■ **Dataset extract**

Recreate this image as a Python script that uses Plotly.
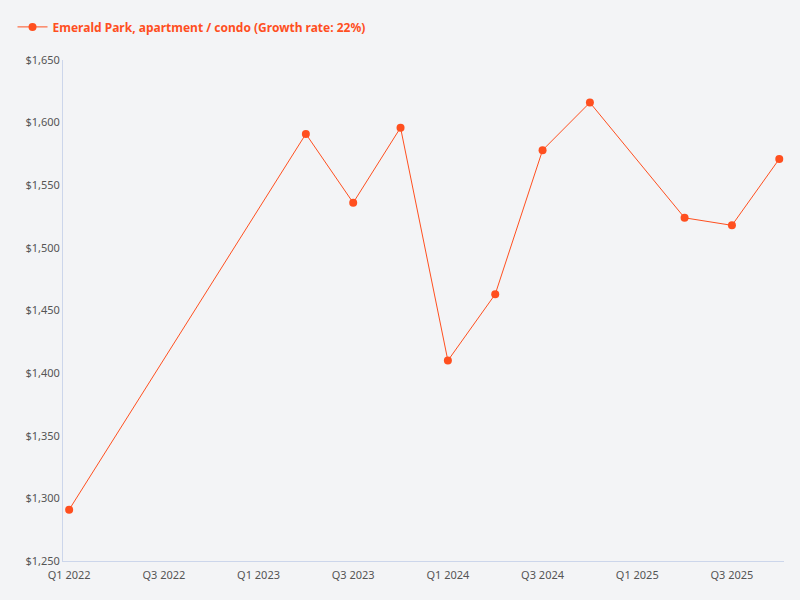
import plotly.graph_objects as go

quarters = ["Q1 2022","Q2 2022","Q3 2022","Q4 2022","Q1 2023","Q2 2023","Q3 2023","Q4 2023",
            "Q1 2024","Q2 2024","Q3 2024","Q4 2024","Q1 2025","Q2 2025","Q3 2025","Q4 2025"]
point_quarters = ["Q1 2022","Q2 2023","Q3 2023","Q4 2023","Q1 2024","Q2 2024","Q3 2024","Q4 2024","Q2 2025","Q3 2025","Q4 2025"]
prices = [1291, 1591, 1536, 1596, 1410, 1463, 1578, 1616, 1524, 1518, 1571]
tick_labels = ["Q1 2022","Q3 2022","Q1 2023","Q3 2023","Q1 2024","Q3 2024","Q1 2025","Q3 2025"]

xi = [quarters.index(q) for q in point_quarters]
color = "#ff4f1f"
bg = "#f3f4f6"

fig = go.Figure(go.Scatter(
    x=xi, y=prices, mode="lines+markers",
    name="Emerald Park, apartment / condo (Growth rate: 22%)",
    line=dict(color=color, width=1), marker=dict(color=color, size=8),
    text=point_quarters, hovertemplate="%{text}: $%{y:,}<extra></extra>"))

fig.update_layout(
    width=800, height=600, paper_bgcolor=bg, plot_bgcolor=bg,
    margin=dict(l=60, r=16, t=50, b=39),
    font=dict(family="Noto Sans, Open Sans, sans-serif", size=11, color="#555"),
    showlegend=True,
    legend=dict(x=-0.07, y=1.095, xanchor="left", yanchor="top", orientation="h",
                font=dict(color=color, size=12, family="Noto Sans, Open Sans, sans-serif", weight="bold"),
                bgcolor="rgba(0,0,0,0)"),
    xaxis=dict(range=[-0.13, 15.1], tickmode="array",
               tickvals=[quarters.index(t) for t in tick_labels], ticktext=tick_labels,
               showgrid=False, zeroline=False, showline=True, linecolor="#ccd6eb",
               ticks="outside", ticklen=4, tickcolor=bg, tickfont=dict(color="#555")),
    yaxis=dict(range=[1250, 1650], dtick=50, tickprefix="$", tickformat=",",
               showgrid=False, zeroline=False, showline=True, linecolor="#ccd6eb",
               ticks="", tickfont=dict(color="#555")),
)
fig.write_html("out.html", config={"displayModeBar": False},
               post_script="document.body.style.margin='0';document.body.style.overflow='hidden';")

■ **The request**
Copy out the data above exactly, except the pictures.

■ **Finished answer**
Recreate this image as a Python script that uses Plotly.
import plotly.graph_objects as go

quarters = ["Q1 2022","Q2 2022","Q3 2022","Q4 2022","Q1 2023","Q2 2023","Q3 2023","Q4 2023",
            "Q1 2024","Q2 2024","Q3 2024","Q4 2024","Q1 2025","Q2 2025","Q3 2025","Q4 2025"]
point_quarters = ["Q1 2022","Q2 2023","Q3 2023","Q4 2023","Q1 2024","Q2 2024","Q3 2024","Q4 2024","Q2 2025","Q3 2025","Q4 2025"]
prices = [1291, 1591, 1536, 1596, 1410, 1463, 1578, 1616, 1524, 1518, 1571]
tick_labels = ["Q1 2022","Q3 2022","Q1 2023","Q3 2023","Q1 2024","Q3 2024","Q1 2025","Q3 2025"]

xi = [quarters.index(q) for q in point_quarters]
color = "#ff4f1f"
bg = "#f3f4f6"

fig = go.Figure(go.Scatter(
    x=xi, y=prices, mode="lines+markers",
    name="Emerald Park, apartment / condo (Growth rate: 22%)",
    line=dict(color=color, width=1), marker=dict(color=color, size=8),
    text=point_quarters, hovertemplate="%{text}: $%{y:,}<extra></extra>"))

fig.update_layout(
    width=800, height=600, paper_bgcolor=bg, plot_bgcolor=bg,
    margin=dict(l=60, r=16, t=50, b=39),
    font=dict(family="Noto Sans, Open Sans, sans-serif", size=11, color="#555"),
    showlegend=True,
    legend=dict(x=-0.07, y=1.095, xanchor="left", yanchor="top", orientation="h",
                font=dict(color=color, size=12, family="Noto Sans, Open Sans, sans-serif", weight="bold"),
                bgcolor="rgba(0,0,0,0)"),
    xaxis=dict(range=[-0.13, 15.1], tickmode="array",
               tickvals=[quarters.index(t) for t in tick_labels], ticktext=tick_labels,
               showgrid=False, zeroline=False, showline=True, linecolor="#ccd6eb",
               ticks="outside", ticklen=4, tickcolor=bg, tickfont=dict(color="#555")),
    yaxis=dict(range=[1250, 1650], dtick=50, tickprefix="$", tickformat=",",
               showgrid=False, zeroline=False, showline=True, linecolor="#ccd6eb",
               ticks="", tickfont=dict(color="#555")),
)
fig.write_html("out.html", config={"displayModeBar": False},
               post_script="document.body.style.margin='0';document.body.style.overflow='hidden';")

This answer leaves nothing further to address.